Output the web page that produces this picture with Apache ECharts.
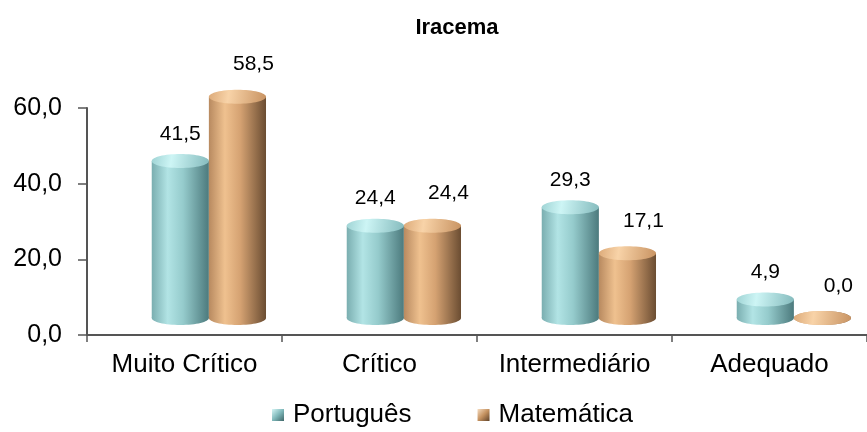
---
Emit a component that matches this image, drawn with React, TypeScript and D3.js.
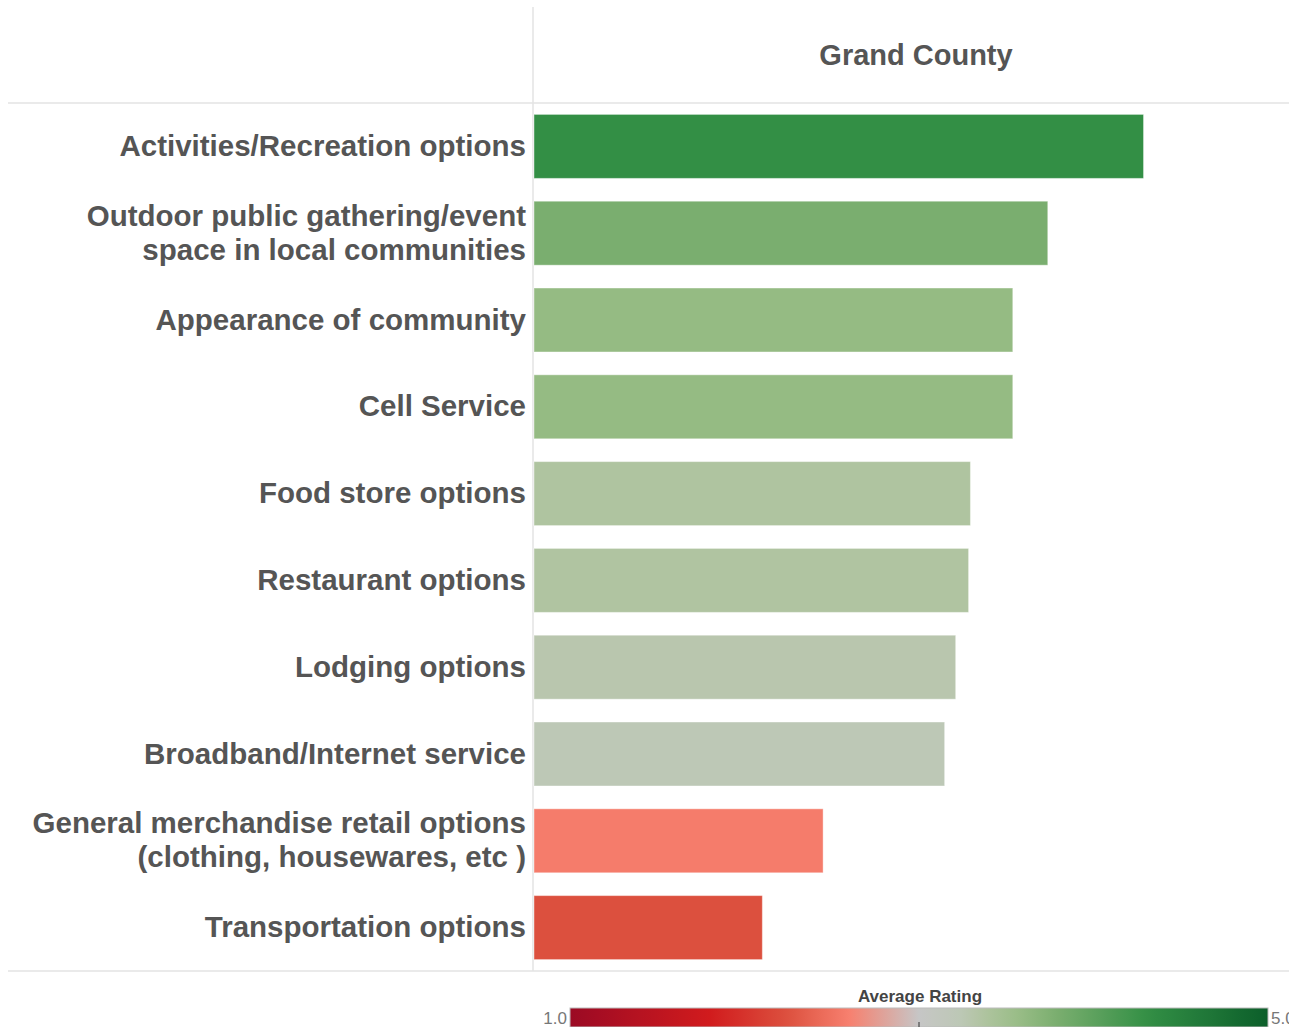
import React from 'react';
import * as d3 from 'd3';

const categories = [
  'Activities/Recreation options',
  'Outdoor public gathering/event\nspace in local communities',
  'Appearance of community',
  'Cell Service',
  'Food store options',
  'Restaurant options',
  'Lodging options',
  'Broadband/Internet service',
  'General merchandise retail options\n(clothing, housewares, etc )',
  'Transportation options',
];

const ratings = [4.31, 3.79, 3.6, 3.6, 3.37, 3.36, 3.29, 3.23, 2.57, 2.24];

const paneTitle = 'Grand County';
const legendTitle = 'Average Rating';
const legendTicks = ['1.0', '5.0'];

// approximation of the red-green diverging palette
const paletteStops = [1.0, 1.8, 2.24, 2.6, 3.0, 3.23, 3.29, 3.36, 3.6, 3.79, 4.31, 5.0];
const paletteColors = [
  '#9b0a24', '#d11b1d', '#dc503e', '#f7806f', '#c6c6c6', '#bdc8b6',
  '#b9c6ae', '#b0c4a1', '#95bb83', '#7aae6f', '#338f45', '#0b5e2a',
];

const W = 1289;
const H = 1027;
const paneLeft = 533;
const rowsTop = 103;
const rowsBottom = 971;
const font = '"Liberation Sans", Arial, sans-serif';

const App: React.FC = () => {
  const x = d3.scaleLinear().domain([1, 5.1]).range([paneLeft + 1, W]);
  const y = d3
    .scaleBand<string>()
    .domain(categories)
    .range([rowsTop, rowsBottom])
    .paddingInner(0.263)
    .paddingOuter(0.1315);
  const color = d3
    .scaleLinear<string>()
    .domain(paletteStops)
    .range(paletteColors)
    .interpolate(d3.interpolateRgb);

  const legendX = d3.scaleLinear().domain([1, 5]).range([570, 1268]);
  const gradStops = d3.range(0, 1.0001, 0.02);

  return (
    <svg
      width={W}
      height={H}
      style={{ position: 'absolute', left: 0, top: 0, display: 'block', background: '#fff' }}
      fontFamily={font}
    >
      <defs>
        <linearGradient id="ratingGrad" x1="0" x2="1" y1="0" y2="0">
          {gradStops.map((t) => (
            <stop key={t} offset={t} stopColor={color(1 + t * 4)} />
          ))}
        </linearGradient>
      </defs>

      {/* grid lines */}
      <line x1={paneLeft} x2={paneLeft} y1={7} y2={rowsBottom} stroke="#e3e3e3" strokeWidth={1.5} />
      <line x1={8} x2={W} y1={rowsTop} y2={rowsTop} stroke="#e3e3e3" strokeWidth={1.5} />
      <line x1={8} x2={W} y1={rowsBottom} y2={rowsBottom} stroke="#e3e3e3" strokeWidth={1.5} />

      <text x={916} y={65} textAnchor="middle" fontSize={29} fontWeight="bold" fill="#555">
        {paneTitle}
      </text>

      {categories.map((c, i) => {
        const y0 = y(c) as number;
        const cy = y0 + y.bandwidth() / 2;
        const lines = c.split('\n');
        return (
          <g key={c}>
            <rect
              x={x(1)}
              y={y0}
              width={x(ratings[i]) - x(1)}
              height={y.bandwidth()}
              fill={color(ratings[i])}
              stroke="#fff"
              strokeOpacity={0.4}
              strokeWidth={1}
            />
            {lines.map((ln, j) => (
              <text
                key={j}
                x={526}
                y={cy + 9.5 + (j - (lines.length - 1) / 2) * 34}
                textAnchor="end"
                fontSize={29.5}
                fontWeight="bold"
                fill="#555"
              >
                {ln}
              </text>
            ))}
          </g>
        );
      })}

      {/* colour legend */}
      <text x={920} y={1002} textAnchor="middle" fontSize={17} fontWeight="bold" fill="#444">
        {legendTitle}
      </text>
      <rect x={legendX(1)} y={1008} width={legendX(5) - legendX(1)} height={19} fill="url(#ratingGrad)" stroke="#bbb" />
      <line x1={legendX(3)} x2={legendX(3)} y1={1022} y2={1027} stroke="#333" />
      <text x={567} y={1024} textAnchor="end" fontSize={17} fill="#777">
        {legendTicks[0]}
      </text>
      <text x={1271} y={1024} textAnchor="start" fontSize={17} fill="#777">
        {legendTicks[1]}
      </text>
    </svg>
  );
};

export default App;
* * *
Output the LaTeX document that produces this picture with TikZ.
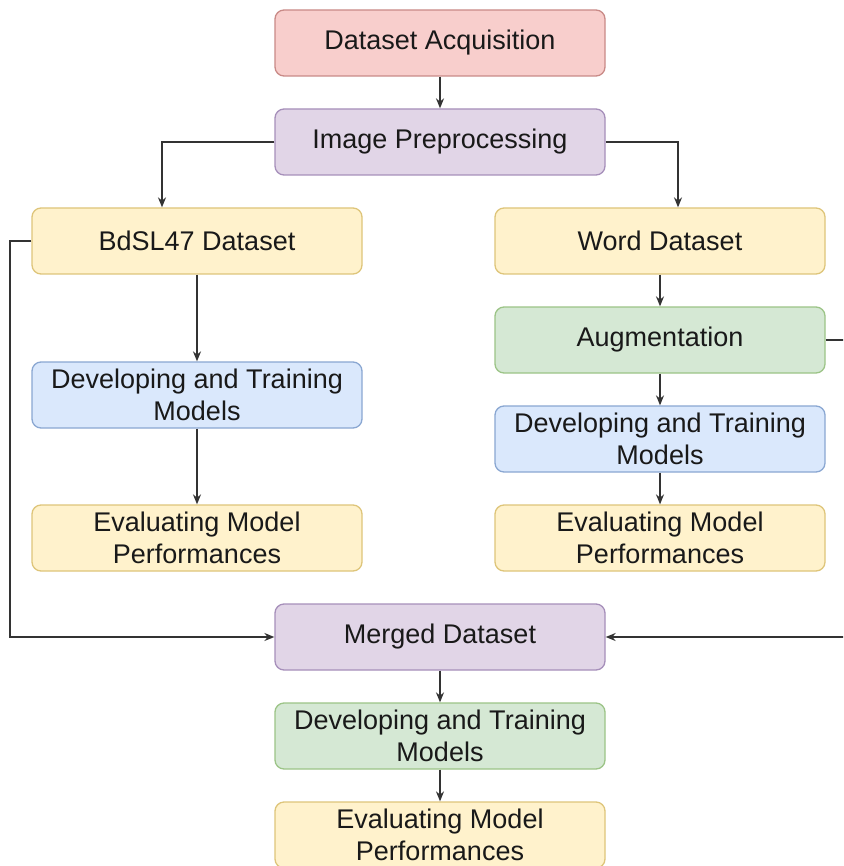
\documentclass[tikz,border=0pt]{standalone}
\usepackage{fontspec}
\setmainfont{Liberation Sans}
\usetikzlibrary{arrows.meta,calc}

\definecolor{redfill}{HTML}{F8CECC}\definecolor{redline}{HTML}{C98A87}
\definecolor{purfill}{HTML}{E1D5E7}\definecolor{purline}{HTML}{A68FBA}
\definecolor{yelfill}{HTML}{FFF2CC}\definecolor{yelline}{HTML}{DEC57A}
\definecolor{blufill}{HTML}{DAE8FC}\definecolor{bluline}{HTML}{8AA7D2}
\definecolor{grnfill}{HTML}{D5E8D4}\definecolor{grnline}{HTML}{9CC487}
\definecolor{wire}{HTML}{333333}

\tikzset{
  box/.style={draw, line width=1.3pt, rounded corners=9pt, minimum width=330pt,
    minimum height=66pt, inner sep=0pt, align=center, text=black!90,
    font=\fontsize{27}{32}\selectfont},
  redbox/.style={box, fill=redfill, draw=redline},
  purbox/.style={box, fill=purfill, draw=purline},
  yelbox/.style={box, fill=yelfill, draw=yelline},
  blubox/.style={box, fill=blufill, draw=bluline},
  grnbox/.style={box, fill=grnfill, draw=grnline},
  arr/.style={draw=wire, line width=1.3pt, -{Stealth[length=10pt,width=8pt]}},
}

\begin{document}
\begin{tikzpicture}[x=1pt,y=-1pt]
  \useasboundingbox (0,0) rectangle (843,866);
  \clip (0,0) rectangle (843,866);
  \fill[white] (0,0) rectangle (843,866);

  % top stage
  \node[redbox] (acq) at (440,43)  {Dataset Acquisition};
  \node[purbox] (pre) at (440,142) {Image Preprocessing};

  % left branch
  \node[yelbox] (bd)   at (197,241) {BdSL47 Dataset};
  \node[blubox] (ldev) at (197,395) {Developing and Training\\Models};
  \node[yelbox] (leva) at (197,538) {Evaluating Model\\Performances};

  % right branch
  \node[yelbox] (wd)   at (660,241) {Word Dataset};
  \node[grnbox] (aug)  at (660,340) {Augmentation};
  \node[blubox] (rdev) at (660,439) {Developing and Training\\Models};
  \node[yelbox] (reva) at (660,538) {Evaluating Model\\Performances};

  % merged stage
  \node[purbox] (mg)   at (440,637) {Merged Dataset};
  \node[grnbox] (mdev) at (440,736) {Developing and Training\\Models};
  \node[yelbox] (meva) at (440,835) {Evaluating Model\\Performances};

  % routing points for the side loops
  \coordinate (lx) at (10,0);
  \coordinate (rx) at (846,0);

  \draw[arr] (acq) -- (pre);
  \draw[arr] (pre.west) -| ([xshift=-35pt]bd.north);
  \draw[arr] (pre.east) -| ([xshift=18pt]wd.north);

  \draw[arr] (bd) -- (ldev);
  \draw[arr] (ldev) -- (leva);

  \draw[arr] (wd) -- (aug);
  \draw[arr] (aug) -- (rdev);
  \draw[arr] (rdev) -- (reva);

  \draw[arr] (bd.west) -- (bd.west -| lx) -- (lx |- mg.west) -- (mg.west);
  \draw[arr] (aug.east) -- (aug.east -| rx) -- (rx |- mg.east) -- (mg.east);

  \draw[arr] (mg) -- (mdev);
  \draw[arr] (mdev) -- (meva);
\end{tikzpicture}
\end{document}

PROBLEM – Repeat, with no pictures, exactly the lines from the one containing "Emit a component" through the one containing "import * as d3 from 'd3';", the first and last included.

SOLUTION –
Emit a component that matches this image, drawn with React, TypeScript and D3.js.
import React from 'react';
import * as d3 from 'd3';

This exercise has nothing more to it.